PROMPT ▸ Exclude images, then output the remaining data verbatim.

DATA BLOCK ▸
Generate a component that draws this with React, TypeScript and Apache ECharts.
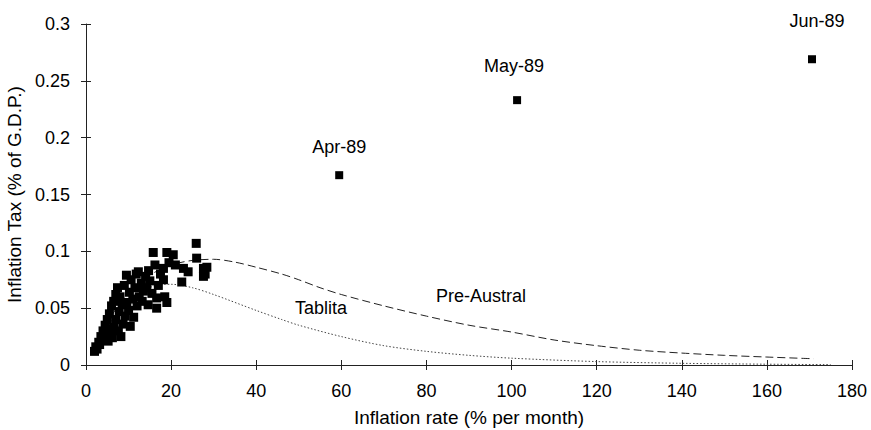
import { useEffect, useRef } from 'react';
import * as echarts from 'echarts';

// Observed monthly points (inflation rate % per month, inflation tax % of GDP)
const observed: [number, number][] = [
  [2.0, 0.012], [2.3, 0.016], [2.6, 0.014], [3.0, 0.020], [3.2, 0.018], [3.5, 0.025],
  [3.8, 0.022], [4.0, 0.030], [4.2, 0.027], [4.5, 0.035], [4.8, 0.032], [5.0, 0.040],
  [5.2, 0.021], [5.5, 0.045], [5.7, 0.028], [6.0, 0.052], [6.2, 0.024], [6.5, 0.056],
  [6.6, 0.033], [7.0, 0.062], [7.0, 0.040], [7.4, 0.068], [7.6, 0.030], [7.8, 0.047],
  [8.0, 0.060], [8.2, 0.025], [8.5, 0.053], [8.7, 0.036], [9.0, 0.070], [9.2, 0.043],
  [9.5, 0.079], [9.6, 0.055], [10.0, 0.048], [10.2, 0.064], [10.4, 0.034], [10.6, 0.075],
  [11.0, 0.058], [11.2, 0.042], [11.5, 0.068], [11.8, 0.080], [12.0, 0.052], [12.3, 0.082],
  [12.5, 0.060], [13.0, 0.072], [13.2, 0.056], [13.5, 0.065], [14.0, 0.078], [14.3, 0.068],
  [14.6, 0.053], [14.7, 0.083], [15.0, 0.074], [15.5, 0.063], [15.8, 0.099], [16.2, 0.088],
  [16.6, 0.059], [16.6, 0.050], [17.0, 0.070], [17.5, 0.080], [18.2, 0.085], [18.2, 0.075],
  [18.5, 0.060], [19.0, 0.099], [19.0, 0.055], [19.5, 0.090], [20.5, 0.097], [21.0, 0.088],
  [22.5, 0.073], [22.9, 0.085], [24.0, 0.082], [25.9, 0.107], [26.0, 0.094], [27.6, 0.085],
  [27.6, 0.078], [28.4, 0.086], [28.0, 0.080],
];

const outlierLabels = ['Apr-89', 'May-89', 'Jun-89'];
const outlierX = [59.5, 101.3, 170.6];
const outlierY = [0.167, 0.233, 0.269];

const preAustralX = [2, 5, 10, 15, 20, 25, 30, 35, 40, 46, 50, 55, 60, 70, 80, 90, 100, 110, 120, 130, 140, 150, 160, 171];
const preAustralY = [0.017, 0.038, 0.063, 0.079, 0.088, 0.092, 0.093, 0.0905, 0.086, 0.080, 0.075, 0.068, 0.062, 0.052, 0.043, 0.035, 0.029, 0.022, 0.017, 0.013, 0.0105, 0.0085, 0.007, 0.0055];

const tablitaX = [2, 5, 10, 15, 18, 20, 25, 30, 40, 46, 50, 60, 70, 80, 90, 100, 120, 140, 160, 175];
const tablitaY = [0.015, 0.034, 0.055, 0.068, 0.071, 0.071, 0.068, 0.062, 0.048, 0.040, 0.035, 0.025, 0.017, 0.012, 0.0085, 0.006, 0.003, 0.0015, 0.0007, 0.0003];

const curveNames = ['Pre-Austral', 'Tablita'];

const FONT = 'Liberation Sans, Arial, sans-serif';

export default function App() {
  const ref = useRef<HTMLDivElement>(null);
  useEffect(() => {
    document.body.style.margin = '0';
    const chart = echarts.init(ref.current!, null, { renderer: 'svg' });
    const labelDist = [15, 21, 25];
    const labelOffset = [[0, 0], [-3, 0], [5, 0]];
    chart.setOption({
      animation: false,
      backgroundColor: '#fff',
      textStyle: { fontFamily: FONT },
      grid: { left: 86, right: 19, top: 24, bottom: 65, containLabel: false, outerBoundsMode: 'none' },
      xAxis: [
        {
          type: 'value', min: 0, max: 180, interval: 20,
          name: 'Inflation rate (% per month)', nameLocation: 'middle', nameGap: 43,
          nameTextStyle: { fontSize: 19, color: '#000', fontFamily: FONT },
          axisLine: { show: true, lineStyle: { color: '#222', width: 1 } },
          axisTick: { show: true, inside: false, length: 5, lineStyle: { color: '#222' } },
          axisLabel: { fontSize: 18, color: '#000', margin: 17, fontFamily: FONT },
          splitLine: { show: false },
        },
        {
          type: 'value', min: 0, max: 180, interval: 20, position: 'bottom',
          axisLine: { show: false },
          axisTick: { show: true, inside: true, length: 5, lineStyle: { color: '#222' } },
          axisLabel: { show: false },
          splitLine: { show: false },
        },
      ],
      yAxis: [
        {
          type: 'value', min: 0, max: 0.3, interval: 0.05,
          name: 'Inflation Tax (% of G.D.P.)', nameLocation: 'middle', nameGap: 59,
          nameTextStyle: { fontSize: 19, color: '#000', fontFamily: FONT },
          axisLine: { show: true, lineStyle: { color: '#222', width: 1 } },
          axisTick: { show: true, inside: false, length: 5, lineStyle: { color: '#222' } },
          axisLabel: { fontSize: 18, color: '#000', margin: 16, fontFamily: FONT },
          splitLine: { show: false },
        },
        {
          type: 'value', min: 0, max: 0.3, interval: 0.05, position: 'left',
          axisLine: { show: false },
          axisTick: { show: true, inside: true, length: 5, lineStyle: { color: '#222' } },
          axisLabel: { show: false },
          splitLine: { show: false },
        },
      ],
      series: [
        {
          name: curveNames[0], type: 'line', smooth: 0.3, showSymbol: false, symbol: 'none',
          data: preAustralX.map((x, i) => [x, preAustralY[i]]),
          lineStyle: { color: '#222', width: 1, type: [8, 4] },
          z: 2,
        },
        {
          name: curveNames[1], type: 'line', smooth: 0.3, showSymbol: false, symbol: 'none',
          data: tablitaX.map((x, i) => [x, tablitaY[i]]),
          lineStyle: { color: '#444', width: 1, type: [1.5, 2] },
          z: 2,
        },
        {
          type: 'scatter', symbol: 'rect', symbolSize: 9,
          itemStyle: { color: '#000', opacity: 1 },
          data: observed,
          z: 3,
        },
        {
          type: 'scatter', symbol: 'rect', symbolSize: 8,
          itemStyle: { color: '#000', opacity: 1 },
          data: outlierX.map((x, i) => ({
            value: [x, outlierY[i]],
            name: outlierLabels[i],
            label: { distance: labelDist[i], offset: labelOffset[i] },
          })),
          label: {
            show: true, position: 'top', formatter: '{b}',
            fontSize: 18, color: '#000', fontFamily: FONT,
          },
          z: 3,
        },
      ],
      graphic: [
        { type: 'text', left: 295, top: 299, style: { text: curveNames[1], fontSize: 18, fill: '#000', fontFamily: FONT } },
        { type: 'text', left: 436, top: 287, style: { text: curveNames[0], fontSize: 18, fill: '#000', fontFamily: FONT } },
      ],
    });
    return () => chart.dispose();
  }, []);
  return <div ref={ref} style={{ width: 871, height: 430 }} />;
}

WRITTEN ANSWER ▸
Generate a component that draws this with React, TypeScript and Apache ECharts.
import { useEffect, useRef } from 'react';
import * as echarts from 'echarts';

// Observed monthly points (inflation rate % per month, inflation tax % of GDP)
const observed: [number, number][] = [
  [2.0, 0.012], [2.3, 0.016], [2.6, 0.014], [3.0, 0.020], [3.2, 0.018], [3.5, 0.025],
  [3.8, 0.022], [4.0, 0.030], [4.2, 0.027], [4.5, 0.035], [4.8, 0.032], [5.0, 0.040],
  [5.2, 0.021], [5.5, 0.045], [5.7, 0.028], [6.0, 0.052], [6.2, 0.024], [6.5, 0.056],
  [6.6, 0.033], [7.0, 0.062], [7.0, 0.040], [7.4, 0.068], [7.6, 0.030], [7.8, 0.047],
  [8.0, 0.060], [8.2, 0.025], [8.5, 0.053], [8.7, 0.036], [9.0, 0.070], [9.2, 0.043],
  [9.5, 0.079], [9.6, 0.055], [10.0, 0.048], [10.2, 0.064], [10.4, 0.034], [10.6, 0.075],
  [11.0, 0.058], [11.2, 0.042], [11.5, 0.068], [11.8, 0.080], [12.0, 0.052], [12.3, 0.082],
  [12.5, 0.060], [13.0, 0.072], [13.2, 0.056], [13.5, 0.065], [14.0, 0.078], [14.3, 0.068],
  [14.6, 0.053], [14.7, 0.083], [15.0, 0.074], [15.5, 0.063], [15.8, 0.099], [16.2, 0.088],
  [16.6, 0.059], [16.6, 0.050], [17.0, 0.070], [17.5, 0.080], [18.2, 0.085], [18.2, 0.075],
  [18.5, 0.060], [19.0, 0.099], [19.0, 0.055], [19.5, 0.090], [20.5, 0.097], [21.0, 0.088],
  [22.5, 0.073], [22.9, 0.085], [24.0, 0.082], [25.9, 0.107], [26.0, 0.094], [27.6, 0.085],
  [27.6, 0.078], [28.4, 0.086], [28.0, 0.080],
];

const outlierLabels = ['Apr-89', 'May-89', 'Jun-89'];
const outlierX = [59.5, 101.3, 170.6];
const outlierY = [0.167, 0.233, 0.269];

const preAustralX = [2, 5, 10, 15, 20, 25, 30, 35, 40, 46, 50, 55, 60, 70, 80, 90, 100, 110, 120, 130, 140, 150, 160, 171];
const preAustralY = [0.017, 0.038, 0.063, 0.079, 0.088, 0.092, 0.093, 0.0905, 0.086, 0.080, 0.075, 0.068, 0.062, 0.052, 0.043, 0.035, 0.029, 0.022, 0.017, 0.013, 0.0105, 0.0085, 0.007, 0.0055];

const tablitaX = [2, 5, 10, 15, 18, 20, 25, 30, 40, 46, 50, 60, 70, 80, 90, 100, 120, 140, 160, 175];
const tablitaY = [0.015, 0.034, 0.055, 0.068, 0.071, 0.071, 0.068, 0.062, 0.048, 0.040, 0.035, 0.025, 0.017, 0.012, 0.0085, 0.006, 0.003, 0.0015, 0.0007, 0.0003];

const curveNames = ['Pre-Austral', 'Tablita'];

const FONT = 'Liberation Sans, Arial, sans-serif';

export default function App() {
  const ref = useRef<HTMLDivElement>(null);
  useEffect(() => {
    document.body.style.margin = '0';
    const chart = echarts.init(ref.current!, null, { renderer: 'svg' });
    const labelDist = [15, 21, 25];
    const labelOffset = [[0, 0], [-3, 0], [5, 0]];
    chart.setOption({
      animation: false,
      backgroundColor: '#fff',
      textStyle: { fontFamily: FONT },
      grid: { left: 86, right: 19, top: 24, bottom: 65, containLabel: false, outerBoundsMode: 'none' },
      xAxis: [
        {
          type: 'value', min: 0, max: 180, interval: 20,
          name: 'Inflation rate (% per month)', nameLocation: 'middle', nameGap: 43,
          nameTextStyle: { fontSize: 19, color: '#000', fontFamily: FONT },
          axisLine: { show: true, lineStyle: { color: '#222', width: 1 } },
          axisTick: { show: true, inside: false, length: 5, lineStyle: { color: '#222' } },
          axisLabel: { fontSize: 18, color: '#000', margin: 17, fontFamily: FONT },
          splitLine: { show: false },
        },
        {
          type: 'value', min: 0, max: 180, interval: 20, position: 'bottom',
          axisLine: { show: false },
          axisTick: { show: true, inside: true, length: 5, lineStyle: { color: '#222' } },
          axisLabel: { show: false },
          splitLine: { show: false },
        },
      ],
      yAxis: [
        {
          type: 'value', min: 0, max: 0.3, interval: 0.05,
          name: 'Inflation Tax (% of G.D.P.)', nameLocation: 'middle', nameGap: 59,
          nameTextStyle: { fontSize: 19, color: '#000', fontFamily: FONT },
          axisLine: { show: true, lineStyle: { color: '#222', width: 1 } },
          axisTick: { show: true, inside: false, length: 5, lineStyle: { color: '#222' } },
          axisLabel: { fontSize: 18, color: '#000', margin: 16, fontFamily: FONT },
          splitLine: { show: false },
        },
        {
          type: 'value', min: 0, max: 0.3, interval: 0.05, position: 'left',
          axisLine: { show: false },
          axisTick: { show: true, inside: true, length: 5, lineStyle: { color: '#222' } },
          axisLabel: { show: false },
          splitLine: { show: false },
        },
      ],
      series: [
        {
          name: curveNames[0], type: 'line', smooth: 0.3, showSymbol: false, symbol: 'none',
          data: preAustralX.map((x, i) => [x, preAustralY[i]]),
          lineStyle: { color: '#222', width: 1, type: [8, 4] },
          z: 2,
        },
        {
          name: curveNames[1], type: 'line', smooth: 0.3, showSymbol: false, symbol: 'none',
          data: tablitaX.map((x, i) => [x, tablitaY[i]]),
          lineStyle: { color: '#444', width: 1, type: [1.5, 2] },
          z: 2,
        },
        {
          type: 'scatter', symbol: 'rect', symbolSize: 9,
          itemStyle: { color: '#000', opacity: 1 },
          data: observed,
          z: 3,
        },
        {
          type: 'scatter', symbol: 'rect', symbolSize: 8,
          itemStyle: { color: '#000', opacity: 1 },
          data: outlierX.map((x, i) => ({
            value: [x, outlierY[i]],
            name: outlierLabels[i],
            label: { distance: labelDist[i], offset: labelOffset[i] },
          })),
          label: {
            show: true, position: 'top', formatter: '{b}',
            fontSize: 18, color: '#000', fontFamily: FONT,
          },
          z: 3,
        },
      ],
      graphic: [
        { type: 'text', left: 295, top: 299, style: { text: curveNames[1], fontSize: 18, fill: '#000', fontFamily: FONT } },
        { type: 'text', left: 436, top: 287, style: { text: curveNames[0], fontSize: 18, fill: '#000', fontFamily: FONT } },
      ],
    });
    return () => chart.dispose();
  }, []);
  return <div ref={ref} style={{ width: 871, height: 430 }} />;
}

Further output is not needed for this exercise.